DECATUR, Arkansas — Only a day after the first officially recognized U.S.-born martyr was beatified in Oklahoma City, a new Spanish-speaking mission 200 miles away in the northwest corner of Arkansas became the world’s first Catholic community named for Blessed Stanley Rother.

“Today is a happy day for you, the Catholic community of Decatur,” said Bishop Anthony B. Taylor of Little Rock in his homily during a Sept. 24 Mass of dedication for the mission. “You are now a mission under the patronage of Blessed Stanley Francis Rother. This will make you the first church anywhere in the world bearing his name.”

The Catholic community began to meet in people’s homes for weekly prayer four years ago. In March 2014, Father Salvador Marquez-Munoz celebrated the first Spanish Mass in a community center. He is now the pastor of Blessed Stanley Rother Mission as well as St. Mary Parish in Siloam Springs.

Since April, the community has been renting a small, former Baptist church for a weekly Spanish Mass, but the dedication Mass was held in the local elementary school because the small church could not accommodate the number of people who came to the liturgy.

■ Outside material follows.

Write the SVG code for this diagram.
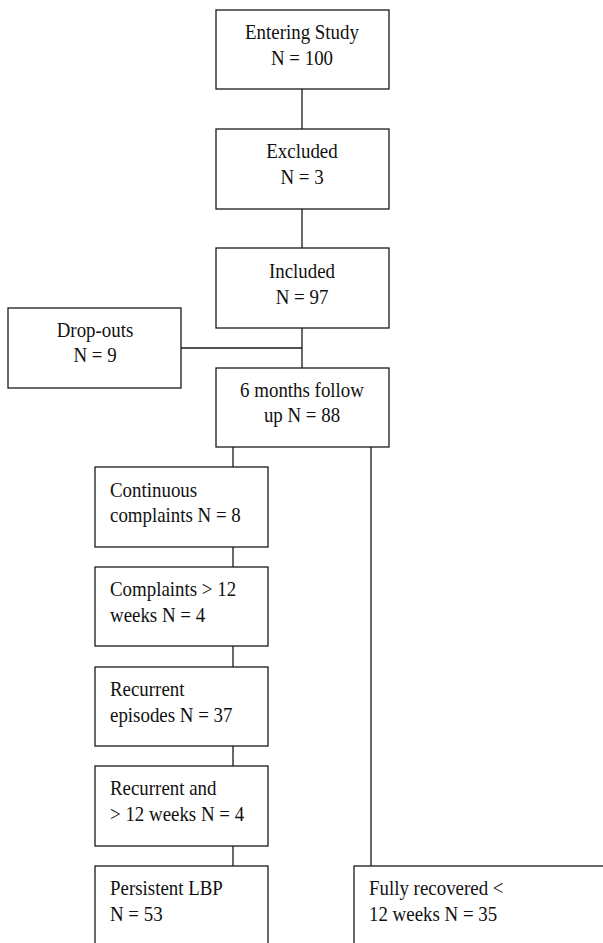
<svg xmlns="http://www.w3.org/2000/svg" width="603" height="943" viewBox="0 0 603 943">
<style>
rect{fill:#fff;stroke:#1a1a1a;stroke-width:1.3}
line{stroke:#1a1a1a;stroke-width:1.3}
text{font-family:"Liberation Serif","Times New Roman",serif;font-size:21px;fill:#111}
.c{text-anchor:middle}
</style>
<rect x="0" y="0" width="603" height="943" style="stroke:none"/>
<g id="connectors">
<line x1="302" y1="89" x2="302" y2="129"/>
<line x1="302" y1="209" x2="302" y2="248"/>
<line x1="302" y1="328" x2="302" y2="368"/>
<line x1="181" y1="348" x2="302" y2="348"/>
<line x1="233" y1="447" x2="233" y2="467"/>
<line x1="233" y1="547" x2="233" y2="567"/>
<line x1="233" y1="646" x2="233" y2="667"/>
<line x1="233" y1="746" x2="233" y2="766"/>
<line x1="233" y1="846" x2="233" y2="866"/>
<line x1="371" y1="447" x2="371" y2="866"/>
</g>
<g id="entering"><rect x="216" y="10" width="173" height="79"/><text class="c" transform="translate(302,39) scale(0.9,1)">Entering Study</text><text class="c" transform="translate(302,65) scale(0.9,1)">N = 100</text></g>
<g id="excluded"><rect x="216" y="129" width="173" height="80"/><text class="c" transform="translate(302,158) scale(0.9,1)">Excluded</text><text class="c" transform="translate(302,184) scale(0.9,1)">N = 3</text></g>
<g id="included"><rect x="216" y="248" width="173" height="80"/><text class="c" transform="translate(302,278) scale(0.9,1)">Included</text><text class="c" transform="translate(302,304) scale(0.9,1)">N = 97</text></g>
<g id="dropouts"><rect x="8" y="308" width="173" height="80"/><text class="c" transform="translate(95,337) scale(0.9,1)">Drop-outs</text><text class="c" transform="translate(95,362) scale(0.9,1)">N = 9</text></g>
<g id="followup"><rect x="216" y="368" width="173" height="79"/><text class="c" transform="translate(302,397) scale(0.9,1)">6 months follow</text><text class="c" transform="translate(302,422) scale(0.9,1)">up N = 88</text></g>
<g id="continuous"><rect x="95" y="467" width="173" height="80"/><text transform="translate(110,497) scale(0.9,1)">Continuous</text><text transform="translate(110,522) scale(0.9,1)">complaints N = 8</text></g>
<g id="complaints12"><rect x="95" y="567" width="173" height="79"/><text transform="translate(110,596) scale(0.9,1)">Complaints &gt; 12</text><text transform="translate(110,622) scale(0.9,1)">weeks N = 4</text></g>
<g id="recurrent"><rect x="95" y="667" width="173" height="79"/><text transform="translate(110,696) scale(0.9,1)">Recurrent</text><text transform="translate(110,722) scale(0.9,1)">episodes N = 37</text></g>
<g id="recurrent12"><rect x="95" y="766" width="173" height="80"/><text transform="translate(110,795) scale(0.9,1)">Recurrent and</text><text transform="translate(110,821) scale(0.9,1)">&gt; 12 weeks N = 4</text></g>
<g id="persistent"><rect x="95" y="866" width="173" height="90"/><text transform="translate(110,895) scale(0.9,1)">Persistent LBP</text><text transform="translate(110,921) scale(0.9,1)">N = 53</text></g>
<g id="recovered"><rect x="354" y="866" width="260" height="90"/><text transform="translate(369,895) scale(0.9,1)">Fully recovered &lt;</text><text transform="translate(369,921) scale(0.9,1)">12 weeks N = 35</text></g>
</svg>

The mission numbers about 80 parishioners, members of roughly 20 families who are immigrants namely from Guatemala, El Salvador and Mexico. Many of them work in the local chicken-processing plant or in construction.

“Your becoming established formally as a mission,” Taylor told the community, “is due in large measure to your commitment to Jesus Christ and the initiative that you have taken to live your Catholic faith in a place where previously there have been very few Catholics.”

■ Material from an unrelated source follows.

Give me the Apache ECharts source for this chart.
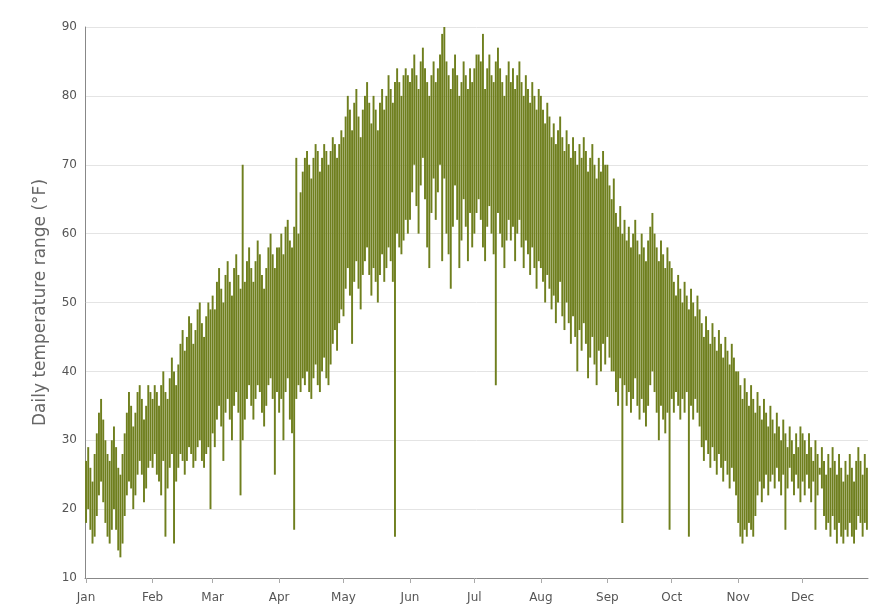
<!DOCTYPE html>
<html>
<head>
<meta charset="utf-8">
<script src="https://cdn.jsdelivr.net/npm/echarts@6/dist/echarts.min.js"></script>
<style>
  html, body { margin: 0; padding: 0; background: #ffffff; }
  #chart { width: 890px; height: 614px; }
</style>
</head>
<body>
<div id="chart"></div>
<script>
// Month labels and lengths for the category axis (one category per day)
const monthNames = ['Jan', 'Feb', 'Mar', 'Apr', 'May', 'Jun', 'Jul', 'Aug', 'Sep', 'Oct', 'Nov', 'Dec'];
const monthLengths = [31, 28, 31, 30, 31, 30, 31, 31, 30, 31, 30, 31];

// Y axis ticks (°F)
const yTicks = [10, 20, 30, 40, 50, 60, 70, 80, 90];

// Daily highs and lows (°F), one array per month
const highJan = [27, 29, 26, 24, 28, 31, 34, 36, 33, 30, 28, 27, 30, 32, 29, 26, 25, 28, 31, 34, 37, 35, 32, 34, 37, 38, 36, 33, 35, 38, 37];
const lowJan  = [18, 20, 17, 15, 16, 19, 22, 24, 21, 18, 16, 15, 17, 20, 17, 14, 13, 15, 19, 22, 24, 23, 20, 22, 25, 27, 25, 21, 23, 26, 27];
const highFeb = [36, 38, 37, 35, 38, 40, 37, 36, 39, 42, 40, 38, 41, 44, 46, 43, 45, 48, 47, 44, 46, 49, 50, 47, 45, 48, 50, 49];
const lowFeb  = [26, 28, 25, 24, 22, 27, 16, 23, 26, 28, 15, 24, 26, 28, 27, 25, 27, 29, 28, 26, 27, 29, 30, 27, 26, 28, 29, 20];
const highMar = [51, 49, 53, 55, 52, 50, 54, 56, 53, 51, 55, 57, 54, 52, 70, 53, 56, 58, 55, 53, 56, 59, 57, 54, 52, 55, 58, 60, 57, 55, 58];
const lowMar  = [31, 29, 33, 35, 32, 27, 34, 36, 33, 30, 35, 37, 34, 22, 30, 33, 36, 38, 35, 33, 36, 38, 37, 34, 32, 35, 38, 39, 36, 25, 37];
const highApr = [58, 60, 57, 61, 62, 59, 58, 61, 71, 60, 66, 69, 71, 72, 70, 68, 71, 73, 72, 69, 71, 73, 72, 70, 72, 74, 73, 71, 73, 75];
const lowApr  = [34, 36, 30, 37, 39, 33, 31, 17, 36, 38, 37, 39, 38, 40, 37, 36, 39, 41, 38, 37, 40, 42, 39, 38, 41, 44, 46, 43, 47, 49];
const highMay = [74, 77, 80, 78, 75, 79, 81, 77, 74, 78, 80, 82, 79, 76, 80, 78, 75, 79, 81, 78, 80, 83, 81, 79, 82, 84, 82, 80, 83, 84, 83];
const lowMay  = [48, 52, 55, 51, 44, 53, 56, 52, 49, 54, 56, 58, 54, 51, 55, 53, 50, 54, 57, 53, 55, 58, 56, 53, 16, 60, 58, 57, 59, 62, 60];
const highJun = [82, 84, 86, 83, 81, 85, 87, 84, 82, 80, 83, 85, 82, 84, 86, 89, 90, 85, 83, 81, 84, 86, 83, 80, 82, 85, 83, 81, 84, 82];
const lowJun  = [62, 66, 70, 64, 60, 67, 71, 65, 58, 55, 63, 68, 62, 66, 70, 56, 68, 60, 57, 52, 61, 67, 62, 55, 59, 65, 61, 56, 63, 58];
const highJul = [84, 86, 86, 85, 89, 81, 84, 86, 83, 82, 85, 87, 84, 82, 80, 83, 85, 82, 84, 81, 83, 85, 82, 80, 83, 81, 79, 82, 80, 78, 81];
const lowJul  = [60, 63, 65, 62, 58, 56, 61, 64, 60, 57, 38, 63, 60, 58, 55, 59, 62, 59, 61, 56, 60, 62, 58, 55, 59, 57, 54, 58, 55, 52, 56];
const highAug = [80, 78, 76, 79, 77, 74, 76, 73, 75, 77, 74, 72, 75, 73, 71, 74, 72, 70, 73, 71, 74, 72, 69, 71, 73, 70, 68, 71, 69, 72, 70];
const lowAug  = [55, 53, 50, 54, 52, 49, 51, 47, 50, 53, 48, 46, 50, 47, 44, 48, 45, 40, 46, 43, 47, 44, 39, 42, 45, 41, 38, 43, 40, 44, 41];
const highSep = [70, 67, 65, 68, 63, 61, 64, 60, 62, 59, 61, 58, 60, 62, 59, 57, 60, 58, 56, 59, 61, 63, 60, 58, 56, 59, 57, 55, 58, 56];
const lowSep  = [45, 42, 40, 40, 37, 35, 39, 18, 38, 35, 37, 34, 36, 39, 35, 33, 36, 34, 32, 35, 38, 40, 37, 34, 30, 35, 33, 31, 34, 17];
const highOct = [55, 53, 51, 54, 52, 50, 53, 51, 49, 52, 50, 48, 51, 49, 47, 45, 48, 46, 44, 47, 45, 43, 46, 44, 42, 45, 43, 41, 44, 42, 40];
const lowOct  = [36, 34, 37, 35, 33, 36, 34, 37, 16, 35, 33, 36, 34, 32, 29, 27, 30, 28, 26, 29, 27, 25, 28, 26, 24, 27, 25, 23, 26, 24, 22];
const highNov = [40, 38, 36, 39, 37, 35, 38, 36, 34, 37, 35, 33, 36, 34, 32, 35, 33, 31, 34, 32, 30, 33, 31, 29, 32, 30, 28, 31, 29, 32];
const lowNov  = [18, 16, 15, 17, 16, 18, 17, 16, 19, 22, 24, 21, 23, 25, 22, 24, 25, 23, 26, 24, 22, 25, 17, 23, 26, 24, 22, 25, 23, 21];
const highDec = [31, 30, 28, 31, 29, 27, 30, 28, 26, 29, 27, 25, 28, 26, 29, 27, 25, 28, 26, 24, 27, 25, 28, 26, 24, 27, 29, 27, 25, 28, 26];
const lowDec  = [24, 22, 25, 23, 21, 24, 17, 22, 25, 23, 19, 17, 18, 16, 19, 17, 15, 18, 16, 15, 17, 16, 18, 16, 15, 17, 19, 18, 16, 18, 17];

const highs = [].concat(highJan, highFeb, highMar, highApr, highMay, highJun,
                        highJul, highAug, highSep, highOct, highNov, highDec);
const lows = [].concat(lowJan, lowFeb, lowMar, lowApr, lowMay, lowJun,
                       lowJul, lowAug, lowSep, lowOct, lowNov, lowDec);

// One category per day, e.g. "Mar 14"
const dayLabels = [];
monthNames.forEach((m, i) => {
  for (let d = 1; d <= monthLengths[i]; d++) dayLabels.push(m + ' ' + d);
});
const isMonthStart = (idx, value) => /\s1$/.test(value);

// Floating bars: an invisible base up to the low, then the low-to-high span
const spans = highs.map((h, i) => h - lows[i]);

const chart = echarts.init(document.getElementById('chart'), null, { renderer: 'canvas' });
chart.setOption({
  animation: false,
  backgroundColor: '#ffffff',
  grid: { left: 85, right: 22, top: 27, bottom: 36 },
  xAxis: {
    type: 'category',
    data: dayLabels,
    boundaryGap: true,
    axisLine: { show: true, lineStyle: { color: '#888888', width: 1 } },
    axisTick: { show: true, interval: isMonthStart, alignWithLabel: true, length: 5, lineStyle: { color: '#aaaaaa' } },
    axisLabel: {
      interval: isMonthStart,
      formatter: v => v.split(' ')[0],
      color: '#555555',
      fontSize: 12,
      fontFamily: 'DejaVu Sans',
      margin: 14
    },
    splitLine: { show: false }
  },
  yAxis: {
    type: 'value',
    min: yTicks[0],
    max: yTicks[yTicks.length - 1],
    interval: yTicks[1] - yTicks[0],
    name: 'Daily temperature range (°F)',
    nameLocation: 'middle',
    nameGap: 36,
    nameTextStyle: { color: '#666666', fontSize: 17, fontFamily: 'DejaVu Sans' },
    axisLine: { show: true, lineStyle: { color: '#888888', width: 1 } },
    axisTick: { show: false },
    axisLabel: { color: '#555555', fontSize: 12, fontFamily: 'DejaVu Sans', margin: 8 },
    splitLine: { show: true, lineStyle: { color: '#e4e4e4', width: 1 } }
  },
  series: [
    {
      name: 'base',
      type: 'bar',
      stack: 'range',
      data: lows,
      itemStyle: { color: 'transparent' },
      emphasis: { disabled: true },
      barCategoryGap: '10%',
      silent: true
    },
    {
      name: 'range',
      type: 'bar',
      stack: 'range',
      data: spans,
      itemStyle: { color: '#6f7f1e' },
      barCategoryGap: '10%'
    }
  ]
});
</script>
</body>
</html>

He emphasized, “We are not dedicating a parish building today. What we are doing is establishing formally as a community. After all, the church is the people, not the building. And it is you who are being established as a quasi-parish not the building.”

He added, “I am impressed by how much you have grown so far. And I believe some of you are already working on figuring out how to get a more adequate building for your community.”

Taylor has a great devotion to the new mission’s patron. Like Rother, he is a native of Oklahoma. Before becoming Little Rock’s bishop, he served as vicar of ministries in the priest’s home diocese, the Archdiocese of Oklahoma City, sponsor of the Guatemalan mission where the martyred priest served.

He was the first episcopal delegate for the archdiocese’s sainthood cause for Rother, and in that role conducted many interviews, mostly in Guatemala, for documentation about his life and ministry that was sent to Rome.

In a presentation about the martyred priest before Mass, Bishop Taylor told the gathering that Rother was “a missionary who gave his heart to his people and whose heart literally remains with his people 36 years after he loved them to the end. This is the story of a man who challenges me to ask what my response would be if the Lord were to ask me, ‘Do you love me this much?'”

Working on his cause “was one of the greatest privileges of my life,” Taylor said. “Father Rother captured my heart the day he died, and I have drawn on his witness ever since to find the courage I need to do what is right when the situation is difficult.”

In his homily, he noted that in addition to serving two parishes in Santiago Atitlan and Cerro de Oro, Guatemala, Rother “also served many small and isolated communities in the villages and the plantations of the area, sort of like you here in Decatur, who are a long way from anywhere.”

The fact Guatemalans are members of the community “makes Blessed Stanley a doubly appropriate patron for your community,” the bishop said. “Everything I know of Blessed Stanley tells me that he would be delighted to have your community as the first one in the world named after him.”

During the Mass, Tim Muldoon, the director of mission education for Catholic Extension, told the community, “The occasion of naming a community after Blessed Stanley Rother is an opportunity for us to highlight the importance of mission to the life of your faith community as well as to the entire church in the United States and the rest of the world.”

Catholic Extension is supporting the new community. The Chicago-based organization is the leading supporter of missionary work in poor and remote parts of the United States.

Muldoon was in Decatur to present the mission a $2,500 grant from Extension, called a “Francis grant” after Father Francis Clement Kelley, founder of Catholic Extension, who in 1924 became the second bishop of Oklahoma City.

“We pray that Blessed Stanley will be your faithful friend in heaven, just as he was a faithful friend to his people of Santiago Atitlan,” Muldoon said.

In the 1950s and early 1960s, Catholic Extension donors helped pay for the seminary education of Rother and other seminarians of what was then the Diocese of Oklahoma City-Tulsa. (In 1973, Tulsa became its own diocese and Oklahoma City was elevated to an archdiocese.)

Catholic Extension also was a sponsor of the Sept. 23 beatification ceremony in the Cox Convention Center in Oklahoma City.

Bishop Gonzalo de Villa Vasquez of Solola-Chimaltenango, Guatemala, the diocese where Rother served for 13 years, confirmed that no churches there have yet been named for the martyred priest. “Not yet,” he said, “but they’re coming.”